I used to regularly get good sleep for a while pre-pandemic, but ever since then my sleep has become so dysregulated and I've basically become dependent on weed to fall asleep. It's gotten to the point where I get nerve pain and restless legs (that in itself contributes to insomnia) if I don't get high before bed, no idea if this is a shared experience with other NDers. On top of the fact that this makes weed less fun and it makes my tolerance out of control, I also don't like relying on a substance to fall asleep as it seems to just make it more difficult to try and go without the longer I continue this pattern. I am trying to refrain from using weed to fall asleep for the next short little while but the first night I'm unable to fall asleep at all. Anyone have any advice or experience with a similar situation or just for regulating sleep in general? I know sleep difficulties are part and parcel of the autistic, ADHD, ND experience generally. I can't function if I don't get good sleep and I'm desperate.

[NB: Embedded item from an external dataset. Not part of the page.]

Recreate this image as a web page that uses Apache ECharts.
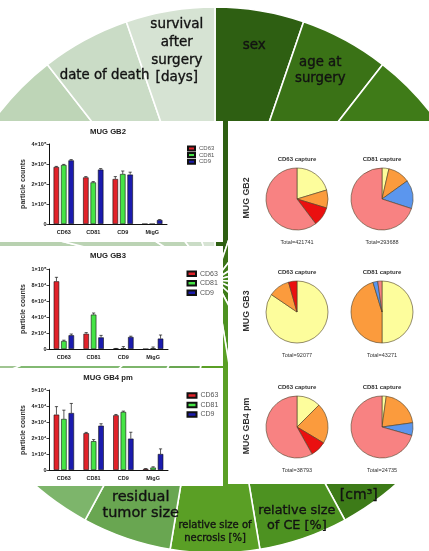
<!DOCTYPE html>
<html><head><meta charset="utf-8">
<script src="https://cdn.jsdelivr.net/npm/echarts@6/dist/echarts.min.js"></script>
<style>html,body{margin:0;padding:0;background:#fff}#c{width:429px;height:551px}</style>
</head><body><div id="c"></div>
<script>
// ================= DATA =================
// background wheel: 19 equal wedges, clockwise from 12 o'clock
const wedgeNames = ['sex','age at surgery','w3','w4','w5','w6','w7','tumor volume [cm³]','relative size of CE [%]','relative size of necrosis [%]','residual tumor size','w12','w13','w14','w15','w16','w17','date of death','survival after surgery [days]'];
const wedgeShares = [1,1,1,1,1,1,1,1,1,1,1,1,1,1,1,1,1,1,1];
const wedgeLabelText = ['sex','age at\nsurgery','','','','','','tumor\nvolume\n[cm³]','relative size\nof CE [%]','relative size of\nnecrosis [%]','residual\ntumor size','','','','','','','date of death','survival\nafter\nsurgery\n[days]'];

// bar charts
const barCategories = ['CD63','CD81','CD9','MigG'];
const markerNames = ['CD63','CD81','CD9'];

const gb2CD63 = [285000, 233000, 225000, 0];
const gb2CD81 = [295000, 208000, 250000, 0];
const gb2CD9  = [318000, 272000, 247000, 20000];
const gb2CD63Err = [3000, 4000, 12000, 0];
const gb2CD81Err = [3000, 4000, 15000, 0];
const gb2CD9Err  = [4000, 5000, 12000, 2000];
const gb2YTicks = ['0','1×10⁵','2×10⁵','3×10⁵','4×10⁵'];

const gb3CD63 = [84600, 19000, 500, 0];
const gb3CD81 = [10000, 43000, 1000, 1000];
const gb3CD9  = [17200, 14500, 15000, 13000];
const gb3CD63Err = [5000, 1500, 200, 0];
const gb3CD81Err = [1000, 2000, 2000, 1500];
const gb3CD9Err  = [1500, 2500, 1000, 4500];
const gb3YTicks = ['0','2×10⁴','4×10⁴','6×10⁴','8×10⁴','1×10⁵'];

const gb4CD63 = [34600, 23000, 34200, 700];
const gb4CD81 = [31900, 18000, 36300, 1500];
const gb4CD9  = [35600, 27700, 19600, 10000];
const gb4CD63Err = [5000, 500, 500, 200];
const gb4CD81Err = [5500, 1000, 500, 500];
const gb4CD9Err  = [6000, 1200, 4000, 3200];
const gb4YTicks = ['0','1×10⁴','2×10⁴','3×10⁴','4×10⁴','5×10⁴'];

// pie charts (slice shares in %, clockwise from 12 o'clock)
const pieRowLabels = ['MUG GB2','MUG GB3','MUG GB4 pm'];
const pieCaptureTitles = ['CD63 capture','CD81 capture'];
const gb2CD63CaptureKinds = ['yellow','orange','red','salmon'];
const gb2CD63CaptureShares = [20.3, 9.4, 10.0, 60.3];
const gb2CD81CaptureKinds = ['yellow','orange','blue','salmon'];
const gb2CD81CaptureShares = [3.6, 11.5, 14.9, 70.0];
const gb3CD63CaptureKinds = ['yellow','orange','red'];
const gb3CD63CaptureShares = [84.5, 11.1, 4.4];
const gb3CD81CaptureKinds = ['yellow','orange','blue','salmon'];
const gb3CD81CaptureShares = [50.0, 45.3, 2.5, 2.2];
const gb4CD63CaptureKinds = ['yellow','orange','red','salmon'];
const gb4CD63CaptureShares = [12.5, 21.1, 8.3, 58.1];
const gb4CD81CaptureKinds = ['yellow','orange','blue','salmon'];
const gb4CD81CaptureShares = [2.2, 20.6, 6.6, 70.6];
const pieTotals = [[421741, 293688], [92077, 43271], [38793, 24735]];

// ================= STYLE =================
const FONT = 'Liberation Sans, Arial, sans-serif';
const WFONT = 'DejaVu Sans, Verdana, sans-serif';
const wedgeColors = ['#2e5f12','#3a7216','#3f7b18','#42811a','#44861c','#42841b','#3f7e19','#3d7b18','#4d9221','#5a9f25','#69a651','#7db56b','#82b972','#a0c592','#b8d1b0','#bbd3b4','#bed5b7','#cadcc6','#d6e3d3'];
const wedgeLabelStyle = {
  0:{fontSize:13.5, lineHeight:17},
  1:{fontSize:13.3, lineHeight:16.7, padding:[0,16,0,0]},
  7:{fontSize:14, lineHeight:16, padding:[0,22,0,0]},
  8:{fontSize:12.8, lineHeight:15},
  9:{fontSize:10, lineHeight:12.3},
  10:{fontSize:14.5, lineHeight:16, padding:[0,0,0,6]},
  17:{fontSize:13.3, lineHeight:16},
  18:{fontSize:13.5, lineHeight:17.7}
};
const ringOf = {0:'A', 1:'A', 10:'A', 17:'B', 18:'B', 7:'C', 8:'C', 9:'C'};
const markerColors = ['#e1222a','#45e445','#1b1bae'];
const sliceColors = {yellow:'#fdfd9c', orange:'#fb9b3d', red:'#ea1010', blue:'#5b96ee', salmon:'#f88282'};
const CX = 215, CY = 280, R = 273;

// ================= BUILD =================
const series = [];
series.push({
  type:'pie', zlevel:0, z:1, silent:true, center:[CX,CY], radius:[0,R], startAngle:90, clockwise:true,
  label:{show:false}, labelLine:{show:false}, itemStyle:{borderColor:'#ffffff', borderWidth:1.6},
  data: wedgeShares.map((v,i)=>({value:v, name:wedgeNames[i], itemStyle:{color:wedgeColors[i]}}))
});
function labelRing(r0, ring){
  return {
    type:'pie', zlevel:0, z:2, silent:true, center:[CX,CY], radius:[r0,R], startAngle:90, clockwise:true,
    avoidLabelOverlap:false, labelLayout:{hideOverlap:false}, labelLine:{show:false}, itemStyle:{color:'rgba(0,0,0,0)', borderWidth:0},
    data: wedgeShares.map((v,i)=>{
      const on = wedgeLabelText[i] !== '' && ringOf[i] === ring;
      return {value:v, name:wedgeNames[i]+' label', label: on ? Object.assign({show:true, position:'inside', formatter:wedgeLabelText[i], color:'#121212', textBorderColor:'#121212', textBorderWidth:0.35, fontFamily:WFONT, align:'center'}, wedgeLabelStyle[i]) : {show:false}};
    })
  };
}
series.push(labelRing(197, 'A'));
series.push(labelRing(185, 'B'));
series.push(labelRing(225, 'C'));

const panels = [
  {vals:[gb2CD63,gb2CD81,gb2CD9], errs:[gb2CD63Err,gb2CD81Err,gb2CD9Err], ticks:gb2YTicks, max:400000, interval:100000},
  {vals:[gb3CD63,gb3CD81,gb3CD9], errs:[gb3CD63Err,gb3CD81Err,gb3CD9Err], ticks:gb3YTicks, max:100000, interval:20000},
  {vals:[gb4CD63,gb4CD81,gb4CD9], errs:[gb4CD63Err,gb4CD81Err,gb4CD9Err], ticks:gb4YTicks, max:50000, interval:10000}
];
const grids = [
  {left:49, top:144, width:118, height:80},
  {left:49, top:269, width:119, height:80},
  {left:49, top:390, width:119, height:80}
];
const BW = 5.5, GAP = 0.35;
const xAxes = [], yAxes = [];
panels.forEach((p, pi)=>{
  xAxes.push({gridIndex:pi, type:'category', data:barCategories, zlevel:1,
    axisLine:{lineStyle:{color:'#111', width:1}}, axisTick:{alignWithLabel:true, length:2.5, lineStyle:{color:'#111', width:0.8}},
    axisLabel:{fontSize:5.5, fontWeight:'bold', color:'#222', margin:5, fontFamily:FONT, interval:0}});
  yAxes.push({gridIndex:pi, type:'value', min:0, max:p.max, interval:p.interval, zlevel:1,
    name:'particle counts', nameLocation:'middle', nameGap:22, nameTextStyle:{fontSize:7, fontWeight:'bold', color:'#333', fontFamily:FONT},
    axisLine:{show:true, lineStyle:{color:'#111', width:1}}, axisTick:{show:true, length:2.5, lineStyle:{color:'#111', width:0.8}},
    splitLine:{show:false},
    axisLabel:{fontSize:5.5, fontWeight:'bold', color:'#222', margin:2.5, fontFamily:FONT, formatter:v=>p.ticks[Math.round(v/p.interval)]}});
  p.vals.forEach((arr, mi)=>{
    series.push({type:'bar', name:markerNames[mi], xAxisIndex:pi, yAxisIndex:pi, zlevel:1, z:2, data:arr,
      barWidth:BW, barGap:(GAP*100)+'%', itemStyle:{color:markerColors[mi], borderColor:'#111', borderWidth:0.6}});
  });
  p.vals.forEach((arr, mi)=>{
    const off = (mi-1)*BW*(1+GAP);
    series.push({type:'custom', name:markerNames[mi]+' SD', xAxisIndex:pi, yAxisIndex:pi, zlevel:1, z:3, silent:true,
      data: arr.map((v,i)=>[i, v, p.errs[mi][i]]), encode:{x:0, y:1},
      renderItem:(params, api)=>{
        const e = api.value(2);
        if (!e) return null;
        const b = api.coord([api.value(0), api.value(1)]);
        const t = api.coord([api.value(0), api.value(1)+e]);
        const x = b[0]+off;
        return {type:'group', children:[
          {type:'line', shape:{x1:x, y1:b[1], x2:x, y2:t[1]}, style:{stroke:'#111', lineWidth:0.7}},
          {type:'line', shape:{x1:x-1.6, y1:t[1], x2:x+1.6, y2:t[1]}, style:{stroke:'#111', lineWidth:0.7}}
        ]};
      }});
  });
});

// capture pies
const pieSets = [
  [[gb2CD63CaptureKinds, gb2CD63CaptureShares],[gb2CD81CaptureKinds, gb2CD81CaptureShares]],
  [[gb3CD63CaptureKinds, gb3CD63CaptureShares],[gb3CD81CaptureKinds, gb3CD81CaptureShares]],
  [[gb4CD63CaptureKinds, gb4CD63CaptureShares],[gb4CD81CaptureKinds, gb4CD81CaptureShares]]
];
const pieRowY = [199, 312, 427];
const pieColX = [297, 382];
const graphics = [];
pieSets.forEach((row, ri)=>{
  row.forEach((pair, ci)=>{
    series.push({type:'pie', zlevel:1, silent:true, center:[pieColX[ci], pieRowY[ri]], radius:[0,31], startAngle:90, clockwise:true,
      label:{show:false}, labelLine:{show:false}, itemStyle:{borderColor:'#4d4027', borderWidth:0.6},
      data: pair[1].map((v,k)=>({value:v, name:pair[0][k], itemStyle:{color:sliceColors[pair[0][k]]}}))});
    graphics.push({type:'text', zlevel:1, z:5, x:pieColX[ci], y:pieRowY[ri]-40, silent:true,
      style:{text:pieCaptureTitles[ci], align:'center', verticalAlign:'middle', font:'bold 6px '+FONT, fill:'#333'}});
    graphics.push({type:'text', zlevel:1, z:5, x:pieColX[ci], y:pieRowY[ri]+43.5, silent:true,
      style:{text:'Total='+pieTotals[ri][ci], align:'center', verticalAlign:'middle', font:'5.5px '+FONT, fill:'#333'}});
  });
  graphics.push({type:'text', zlevel:1, z:5, x:246.5, y:pieRowY[ri]-1, rotation:Math.PI/2, silent:true,
    style:{text:pieRowLabels[ri], align:'center', verticalAlign:'middle', font:'bold 8.8px '+FONT, fill:'#333'}});
});

// panel titles
const barTitles = ['MUG GB2','MUG GB3','MUG GB4 pm'];
const barTitleY = [132, 255.7, 377.7];
barTitles.forEach((t, i)=>{
  graphics.push({type:'text', zlevel:1, z:5, x:108, y:barTitleY[i], silent:true,
    style:{text:t, align:'center', verticalAlign:'middle', font:'bold 7.7px '+FONT, fill:'#222'}});
});

// white panels over the wheel
const panelRects = [
  [0,121,223,121],[0,246,223,120],[0,368,223,118],[228,121,201,363]
];
panelRects.forEach(r=>{
  graphics.push({type:'rect', zlevel:0, z:10, silent:true, shape:{x:r[0], y:r[1], width:r[2], height:r[3]}, style:{fill:'#ffffff'}});
});

const legends = [
  {top:145.5, left:187, itemWidth:7, itemHeight:4, itemGap:0.6, fontSize:6},
  {top:270.3, left:186.5, itemWidth:8.5, itemHeight:4.5, itemGap:2.5, fontSize:7},
  {top:392, left:186.5, itemWidth:9, itemHeight:4.5, itemGap:2.5, fontSize:7}
].map(l=>({zlevel:1, orient:'vertical', left:l.left, top:l.top, padding:0, itemWidth:l.itemWidth, itemHeight:l.itemHeight, itemGap:l.itemGap,
  icon:'rect', data:markerNames, selectedMode:false, textStyle:{fontSize:l.fontSize, color:'#555', fontFamily:FONT, padding:[0,0,0,-1]}}));

const chart = echarts.init(document.getElementById('c'), null, {renderer:'canvas'});
chart.setOption({
  animation:false,
  backgroundColor:'#ffffff',
  grid:grids, xAxis:xAxes, yAxis:yAxes, legend:legends,
  graphic:{elements:graphics},
  series:series
});
</script></body></html>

I also have diagnosed audhd and have had sleep problems for as long as I can remember until literally around this time last year. It sucked when I was younger because nobody took me seriously when I told them I was having serious sleep issues. I have always had problems falling asleep and staying asleep. To make it worse, it felt like no matter how much sleep I got, I woke up feeling tired and poorly rested anyway.
To fix my problem, first I started limiting ANY drug usage (which includes caffeine and weed) to early afternoon at the latest. When it comes down to it, making these a part of a schedule makes anybody potentially mentally and physically reliant on them, and seeing as audhd predisposes people to extra vulnerability to becoming reliant on them, it’s no wonder I ended up becoming so dependent on them to stay awake/fall asleep. Second, I started taking vitamin D immediately when I wake up in the morning. I’ve also tried to limit phone usage, especially within an hour of trying to go to sleep. There are admittedly some nights that I just can’t put the damn thing down, and on those nights I inevitably end up sleeping worse. I don’t have the science to back it up, but I assume it’s the fact that while I would like to sleep, my chronically dopamine/serotonin deficient body is screaming at me to pick the dopamine/serotonin machine back up and scroll through my phone again. To help with this, the nights I feel I can’t put the phone away I try to do something that is more chill and has a set end, like doing all of the daily NYT puzzle games.
This combination of things has literally changed my life. Not only do I sleep through the night, which has been incredible, but I wake up most days feeling well rested. I am seldom tired during the daytime and very rarely feel the need to nap. Most shockingly, I never realized how overstimulated I was getting in everyday life just from being poorly rested. My tolerance for being in uncomfortable situations/environments is so much higher that I feel burnt out about 10% of the time I used to. It’s such an incredible difference that I thought I’d never experience after having lived my entire life simply believing I was bad at sleeping.